Wednesday, December 2, 2009

Welcome to Christmas...

I can't believe my last blog entry was back in September! I'm sure I rate as one of the worst bloggers in human blogging history. After writing three sermons a week, newsletter articles for my church, and answering emails, my poor blog site gets terribly neglected. It took me so long to get back to here that we are jumping from Fall to Christmas!

Actually, in church parlance, it is the Advent Season as I write this. Advent is the "New Years" of the church liturgical calendar, and typically focuses on the predicted "return of Christ" to earth to bring about the fullness of God's Kingdom. All of the Scriptures we read during this season are apocalyptic in nature, having to do with "end time" things. Honestly, though, for most Christians, Advent becomes just the "countdown to Christmas." As a kid, I can remember reading through those little Advent calendars they gave us where you would open a little cardboard door each evening and read a little prayer or meditation. As the doors got fewer and fewer, Christmas got closer and closer. I guess we never grow tired of the excitement of the Christmas Season. Even though I have a seminary education and try to teach my congregations about the meaning of Advent, I still get pumped as we light the next Advent candle each week--Christmas is getting closer, even just around the corner! Nowadays, my personal excitement over Christmas is marked by three things: celebrating the birth of Jesus, who has really changed (and continues to change) my life; spending the season with my wonderful wife who really likes Christmas, too, and does a beautiful job decorating for the holiday; and remembering Christmases past with my children, who are both grown adults "out on their own." Christmas will always be a special time for the Sterlings, and I pray for you, too.

Typically, I would spend some time railing about the commercialism of the season and how the merchants now start promoting their Christmas goods about July, but I will not do that for it would be hypocritical. I like the stores at Christmas, and I like Christmas shopping, even though we really don't buy gifts in stores any more. Instead, for the past few years, we have purchased pigs and cows and goats through organizations like Heifer International and World Vision to send to developing nations where they will help poor villages. This year, we are also buying school supplies and recreational gear for these venues through World Vision, and we do this in honor of the people to whom we would normally give wrapped gifts. You see, none of us really needs anything anymore, and these people in developing nations do, so we think this is a better kind of gift giving. We also are "loaning" funds to budding entrepreneurs in the Third World through a great "micro credit" organization called Kiva.org. Check it out on the web.

The other reason I'm OK with the "commercialization" this year is that our economy needs stimulating, and people need jobs. If spending money can help, I'm ready to do my share!

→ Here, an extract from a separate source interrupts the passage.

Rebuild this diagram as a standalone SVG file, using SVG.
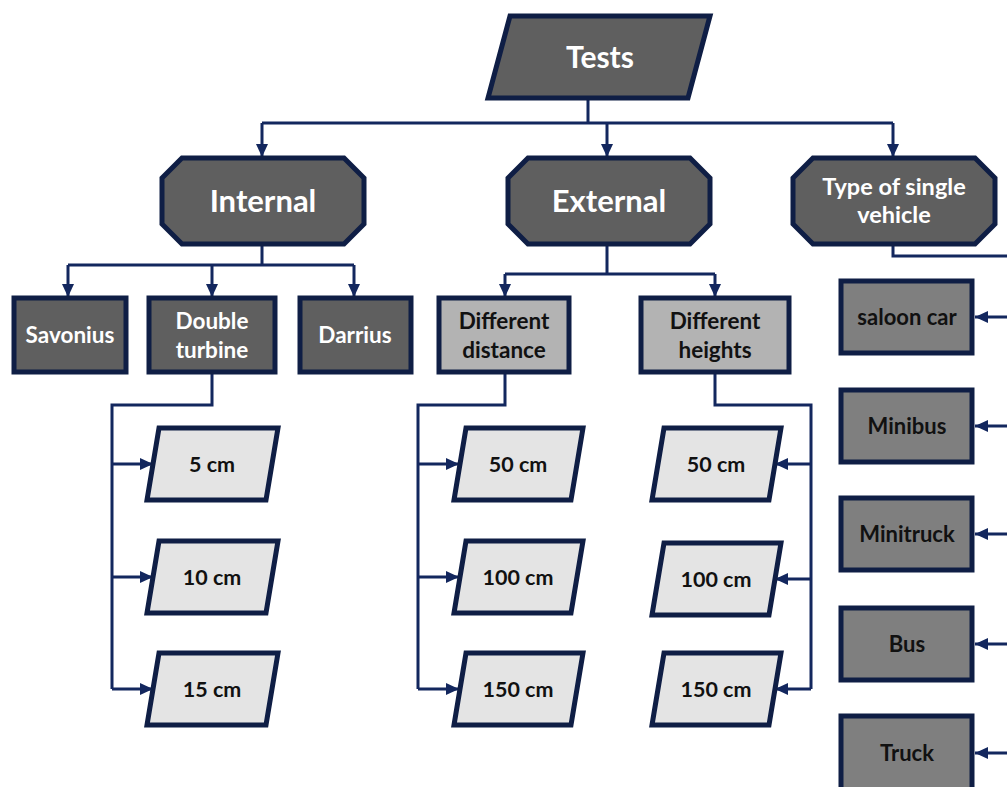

I know that many Christians scream about "putting the Christ back in Christmas," and I know they have a point. But I'm not sure Christ ever left Christmas in the first place, nor do I believe we have the power to force him out of it. Wherever people are loving each other, buying gifts out of genuine affection and respect, attending worship services, singing the great hymns of Christmas, feeding the excitement of children, and--even if it is only once per year--are praying for peace on earth, goodwill toward all people, you will find Christ in the middle of it all. I believe Jesus has the power and the desire to change lives, even when his presence is not "obvious" or "verbalized" by a personal testimony. Christ is among us--that is what one of his names, Emmanuel, means. Jesus will be whom Jesus will be, and his work in the world goes on 24/7. Just because we "overly" celebrate his birthday, I don't believe it discourages him from touching lives.

This blog must end for now, but yunz need to keep the Spirit of Christmas alive in your hearts and the world! You and your family enjoy the season, now, and consider using the occasion to do some "random acts of kindness" for others, in the true Spirit of it. As Dickens said it so well through the character of a small child, "God bless us every one!" Shalom, people.